*What you should do*. Extract every line below, verbatim.

*Dataset section*.
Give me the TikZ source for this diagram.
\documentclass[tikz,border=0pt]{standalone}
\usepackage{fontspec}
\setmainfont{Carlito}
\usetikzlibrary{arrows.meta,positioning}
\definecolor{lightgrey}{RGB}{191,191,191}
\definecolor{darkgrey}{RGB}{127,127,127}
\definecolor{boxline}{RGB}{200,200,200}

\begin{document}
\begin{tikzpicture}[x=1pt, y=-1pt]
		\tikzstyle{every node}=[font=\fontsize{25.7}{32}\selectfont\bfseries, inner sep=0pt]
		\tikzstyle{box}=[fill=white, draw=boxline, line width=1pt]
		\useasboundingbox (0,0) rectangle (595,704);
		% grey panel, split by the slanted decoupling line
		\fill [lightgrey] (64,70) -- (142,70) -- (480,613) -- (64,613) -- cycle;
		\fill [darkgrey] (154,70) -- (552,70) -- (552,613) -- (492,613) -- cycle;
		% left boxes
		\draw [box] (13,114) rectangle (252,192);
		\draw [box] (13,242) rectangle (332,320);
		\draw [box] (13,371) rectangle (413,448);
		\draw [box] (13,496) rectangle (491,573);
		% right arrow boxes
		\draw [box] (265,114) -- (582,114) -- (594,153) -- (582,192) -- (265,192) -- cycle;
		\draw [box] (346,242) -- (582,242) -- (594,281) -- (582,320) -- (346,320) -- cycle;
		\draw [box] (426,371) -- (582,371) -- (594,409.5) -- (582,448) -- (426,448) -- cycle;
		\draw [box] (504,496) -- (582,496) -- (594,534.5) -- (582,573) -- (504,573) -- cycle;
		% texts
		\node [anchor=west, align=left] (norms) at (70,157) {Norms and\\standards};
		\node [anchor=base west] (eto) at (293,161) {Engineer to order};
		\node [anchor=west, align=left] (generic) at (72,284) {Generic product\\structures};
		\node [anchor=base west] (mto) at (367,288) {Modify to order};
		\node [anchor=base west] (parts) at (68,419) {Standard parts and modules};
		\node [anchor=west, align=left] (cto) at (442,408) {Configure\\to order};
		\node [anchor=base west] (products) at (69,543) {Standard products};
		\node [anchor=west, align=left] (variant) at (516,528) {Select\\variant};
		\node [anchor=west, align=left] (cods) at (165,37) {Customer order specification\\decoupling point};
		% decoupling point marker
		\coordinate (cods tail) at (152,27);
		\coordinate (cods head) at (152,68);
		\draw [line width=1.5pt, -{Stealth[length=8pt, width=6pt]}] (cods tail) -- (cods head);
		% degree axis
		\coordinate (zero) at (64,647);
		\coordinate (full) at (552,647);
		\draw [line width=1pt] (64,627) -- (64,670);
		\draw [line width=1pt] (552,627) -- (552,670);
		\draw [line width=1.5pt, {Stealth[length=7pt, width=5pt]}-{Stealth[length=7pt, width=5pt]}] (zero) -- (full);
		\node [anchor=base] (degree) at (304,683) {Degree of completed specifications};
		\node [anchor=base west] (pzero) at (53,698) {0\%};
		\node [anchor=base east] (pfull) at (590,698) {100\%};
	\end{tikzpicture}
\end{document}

*Task output*.
Give me the TikZ source for this diagram.
\documentclass[tikz,border=0pt]{standalone}
\usepackage{fontspec}
\setmainfont{Carlito}
\usetikzlibrary{arrows.meta,positioning}
\definecolor{lightgrey}{RGB}{191,191,191}
\definecolor{darkgrey}{RGB}{127,127,127}
\definecolor{boxline}{RGB}{200,200,200}

\begin{document}
\begin{tikzpicture}[x=1pt, y=-1pt]
		\tikzstyle{every node}=[font=\fontsize{25.7}{32}\selectfont\bfseries, inner sep=0pt]
		\tikzstyle{box}=[fill=white, draw=boxline, line width=1pt]
		\useasboundingbox (0,0) rectangle (595,704);
		% grey panel, split by the slanted decoupling line
		\fill [lightgrey] (64,70) -- (142,70) -- (480,613) -- (64,613) -- cycle;
		\fill [darkgrey] (154,70) -- (552,70) -- (552,613) -- (492,613) -- cycle;
		% left boxes
		\draw [box] (13,114) rectangle (252,192);
		\draw [box] (13,242) rectangle (332,320);
		\draw [box] (13,371) rectangle (413,448);
		\draw [box] (13,496) rectangle (491,573);
		% right arrow boxes
		\draw [box] (265,114) -- (582,114) -- (594,153) -- (582,192) -- (265,192) -- cycle;
		\draw [box] (346,242) -- (582,242) -- (594,281) -- (582,320) -- (346,320) -- cycle;
		\draw [box] (426,371) -- (582,371) -- (594,409.5) -- (582,448) -- (426,448) -- cycle;
		\draw [box] (504,496) -- (582,496) -- (594,534.5) -- (582,573) -- (504,573) -- cycle;
		% texts
		\node [anchor=west, align=left] (norms) at (70,157) {Norms and\\standards};
		\node [anchor=base west] (eto) at (293,161) {Engineer to order};
		\node [anchor=west, align=left] (generic) at (72,284) {Generic product\\structures};
		\node [anchor=base west] (mto) at (367,288) {Modify to order};
		\node [anchor=base west] (parts) at (68,419) {Standard parts and modules};
		\node [anchor=west, align=left] (cto) at (442,408) {Configure\\to order};
		\node [anchor=base west] (products) at (69,543) {Standard products};
		\node [anchor=west, align=left] (variant) at (516,528) {Select\\variant};
		\node [anchor=west, align=left] (cods) at (165,37) {Customer order specification\\decoupling point};
		% decoupling point marker
		\coordinate (cods tail) at (152,27);
		\coordinate (cods head) at (152,68);
		\draw [line width=1.5pt, -{Stealth[length=8pt, width=6pt]}] (cods tail) -- (cods head);
		% degree axis
		\coordinate (zero) at (64,647);
		\coordinate (full) at (552,647);
		\draw [line width=1pt] (64,627) -- (64,670);
		\draw [line width=1pt] (552,627) -- (552,670);
		\draw [line width=1.5pt, {Stealth[length=7pt, width=5pt]}-{Stealth[length=7pt, width=5pt]}] (zero) -- (full);
		\node [anchor=base] (degree) at (304,683) {Degree of completed specifications};
		\node [anchor=base west] (pzero) at (53,698) {0\%};
		\node [anchor=base east] (pfull) at (590,698) {100\%};
	\end{tikzpicture}
\end{document}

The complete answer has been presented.